**What you have to do**. What is the count of lines in the listing below that hold the string "this"? Reply with that number alone.

──────── Data section ────────

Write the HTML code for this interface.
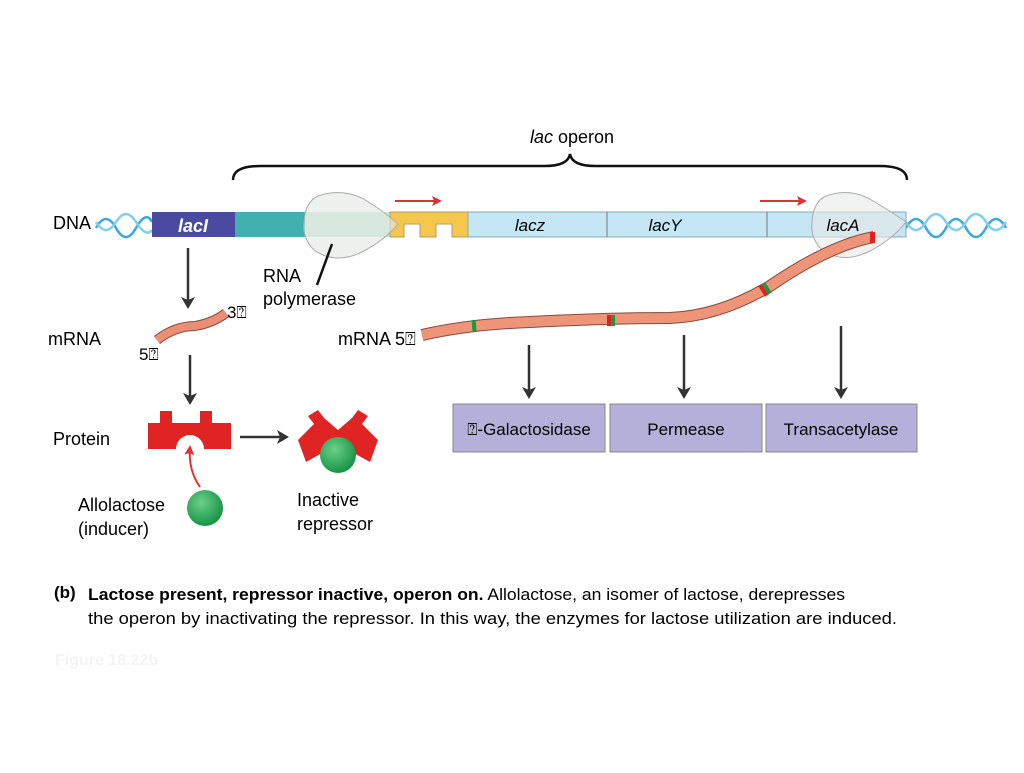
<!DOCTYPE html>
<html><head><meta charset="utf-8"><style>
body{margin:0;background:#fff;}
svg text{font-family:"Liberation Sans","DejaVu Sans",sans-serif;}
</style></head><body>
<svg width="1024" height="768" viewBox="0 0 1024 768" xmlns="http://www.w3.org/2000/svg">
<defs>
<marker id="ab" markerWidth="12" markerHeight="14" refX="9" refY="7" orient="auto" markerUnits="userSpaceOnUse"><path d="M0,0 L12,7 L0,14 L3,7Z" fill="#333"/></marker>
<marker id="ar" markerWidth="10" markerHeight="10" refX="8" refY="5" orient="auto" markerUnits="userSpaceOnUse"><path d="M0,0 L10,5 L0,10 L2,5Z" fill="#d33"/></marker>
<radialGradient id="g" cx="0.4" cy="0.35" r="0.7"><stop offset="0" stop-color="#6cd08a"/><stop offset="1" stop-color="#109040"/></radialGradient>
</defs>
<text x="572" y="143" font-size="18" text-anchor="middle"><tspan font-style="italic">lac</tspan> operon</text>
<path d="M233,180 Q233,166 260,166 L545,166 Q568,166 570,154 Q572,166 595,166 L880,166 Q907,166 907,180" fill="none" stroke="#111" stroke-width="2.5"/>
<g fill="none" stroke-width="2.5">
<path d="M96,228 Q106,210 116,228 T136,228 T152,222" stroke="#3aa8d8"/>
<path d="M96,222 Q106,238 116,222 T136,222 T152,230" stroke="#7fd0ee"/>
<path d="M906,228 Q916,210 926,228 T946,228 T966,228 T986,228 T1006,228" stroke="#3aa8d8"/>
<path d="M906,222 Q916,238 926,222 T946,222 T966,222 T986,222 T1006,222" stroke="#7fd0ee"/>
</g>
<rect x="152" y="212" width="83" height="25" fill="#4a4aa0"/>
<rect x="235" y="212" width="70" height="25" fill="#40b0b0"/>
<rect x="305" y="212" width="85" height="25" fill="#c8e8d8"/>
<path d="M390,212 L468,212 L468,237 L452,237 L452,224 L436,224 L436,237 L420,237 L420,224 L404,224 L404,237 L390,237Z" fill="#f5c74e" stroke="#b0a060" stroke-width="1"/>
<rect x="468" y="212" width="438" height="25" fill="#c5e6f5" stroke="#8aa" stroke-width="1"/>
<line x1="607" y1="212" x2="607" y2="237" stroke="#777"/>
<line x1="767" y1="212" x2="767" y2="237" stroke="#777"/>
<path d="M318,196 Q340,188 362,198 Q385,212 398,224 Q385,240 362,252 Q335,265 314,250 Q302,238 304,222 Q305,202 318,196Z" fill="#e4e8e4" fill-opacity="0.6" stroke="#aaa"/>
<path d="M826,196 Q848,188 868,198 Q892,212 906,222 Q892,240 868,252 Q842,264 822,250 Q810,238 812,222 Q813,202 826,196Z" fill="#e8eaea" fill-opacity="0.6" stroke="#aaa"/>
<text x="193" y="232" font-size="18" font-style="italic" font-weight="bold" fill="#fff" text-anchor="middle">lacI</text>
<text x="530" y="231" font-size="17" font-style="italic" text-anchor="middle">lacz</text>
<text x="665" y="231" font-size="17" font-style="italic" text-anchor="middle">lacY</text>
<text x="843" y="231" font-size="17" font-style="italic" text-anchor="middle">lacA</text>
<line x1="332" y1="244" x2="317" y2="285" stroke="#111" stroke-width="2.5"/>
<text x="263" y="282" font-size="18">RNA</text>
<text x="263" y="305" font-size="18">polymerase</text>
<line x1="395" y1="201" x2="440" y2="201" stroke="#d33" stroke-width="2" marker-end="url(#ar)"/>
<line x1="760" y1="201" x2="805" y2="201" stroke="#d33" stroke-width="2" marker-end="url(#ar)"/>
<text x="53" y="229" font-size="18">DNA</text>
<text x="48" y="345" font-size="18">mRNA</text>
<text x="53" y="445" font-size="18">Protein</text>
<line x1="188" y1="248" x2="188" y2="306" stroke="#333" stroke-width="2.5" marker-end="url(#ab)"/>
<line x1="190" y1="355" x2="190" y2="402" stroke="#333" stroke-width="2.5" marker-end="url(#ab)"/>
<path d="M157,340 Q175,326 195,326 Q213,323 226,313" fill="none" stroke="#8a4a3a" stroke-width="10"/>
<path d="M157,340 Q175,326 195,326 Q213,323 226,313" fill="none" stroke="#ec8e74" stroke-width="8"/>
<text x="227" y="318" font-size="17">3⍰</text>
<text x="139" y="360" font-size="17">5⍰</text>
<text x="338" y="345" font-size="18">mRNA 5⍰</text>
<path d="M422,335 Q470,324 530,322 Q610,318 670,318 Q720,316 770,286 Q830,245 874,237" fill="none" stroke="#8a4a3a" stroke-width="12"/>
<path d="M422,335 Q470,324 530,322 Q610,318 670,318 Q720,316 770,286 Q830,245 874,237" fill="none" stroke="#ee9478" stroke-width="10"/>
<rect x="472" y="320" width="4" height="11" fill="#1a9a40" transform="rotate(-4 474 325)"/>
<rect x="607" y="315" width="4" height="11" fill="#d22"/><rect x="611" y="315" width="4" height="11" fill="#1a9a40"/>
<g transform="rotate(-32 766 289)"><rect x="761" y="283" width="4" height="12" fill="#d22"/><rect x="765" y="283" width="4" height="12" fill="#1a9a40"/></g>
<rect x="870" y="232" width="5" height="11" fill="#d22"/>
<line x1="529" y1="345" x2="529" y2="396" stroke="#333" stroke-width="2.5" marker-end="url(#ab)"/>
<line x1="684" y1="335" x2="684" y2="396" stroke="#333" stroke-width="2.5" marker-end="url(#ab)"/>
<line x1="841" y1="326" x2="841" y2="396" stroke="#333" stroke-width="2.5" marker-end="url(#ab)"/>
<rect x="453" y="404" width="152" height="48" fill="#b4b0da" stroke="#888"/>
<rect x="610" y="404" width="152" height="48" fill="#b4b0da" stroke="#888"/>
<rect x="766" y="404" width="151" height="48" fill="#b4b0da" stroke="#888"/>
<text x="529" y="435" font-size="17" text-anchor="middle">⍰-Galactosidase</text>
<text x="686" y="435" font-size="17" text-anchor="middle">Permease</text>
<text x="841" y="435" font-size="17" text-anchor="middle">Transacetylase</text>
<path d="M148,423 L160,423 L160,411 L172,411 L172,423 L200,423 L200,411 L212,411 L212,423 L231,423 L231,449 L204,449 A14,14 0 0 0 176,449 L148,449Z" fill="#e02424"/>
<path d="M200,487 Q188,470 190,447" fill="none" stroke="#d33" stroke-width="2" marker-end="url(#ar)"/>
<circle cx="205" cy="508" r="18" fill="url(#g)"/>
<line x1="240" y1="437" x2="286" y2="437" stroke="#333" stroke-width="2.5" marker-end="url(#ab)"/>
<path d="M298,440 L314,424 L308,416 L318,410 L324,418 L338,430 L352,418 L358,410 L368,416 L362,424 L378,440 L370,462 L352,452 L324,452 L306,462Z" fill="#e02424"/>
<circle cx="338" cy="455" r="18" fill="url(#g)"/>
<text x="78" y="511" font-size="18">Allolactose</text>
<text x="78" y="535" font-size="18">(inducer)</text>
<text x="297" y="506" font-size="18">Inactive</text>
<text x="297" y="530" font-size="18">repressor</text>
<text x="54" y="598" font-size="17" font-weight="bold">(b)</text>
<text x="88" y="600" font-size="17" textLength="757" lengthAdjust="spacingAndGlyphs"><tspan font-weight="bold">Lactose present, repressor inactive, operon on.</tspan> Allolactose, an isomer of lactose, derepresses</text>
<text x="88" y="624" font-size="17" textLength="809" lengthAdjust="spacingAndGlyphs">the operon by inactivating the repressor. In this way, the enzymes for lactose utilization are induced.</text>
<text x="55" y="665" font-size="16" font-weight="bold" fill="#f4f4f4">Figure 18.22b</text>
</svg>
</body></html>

────────

**Full response**. 2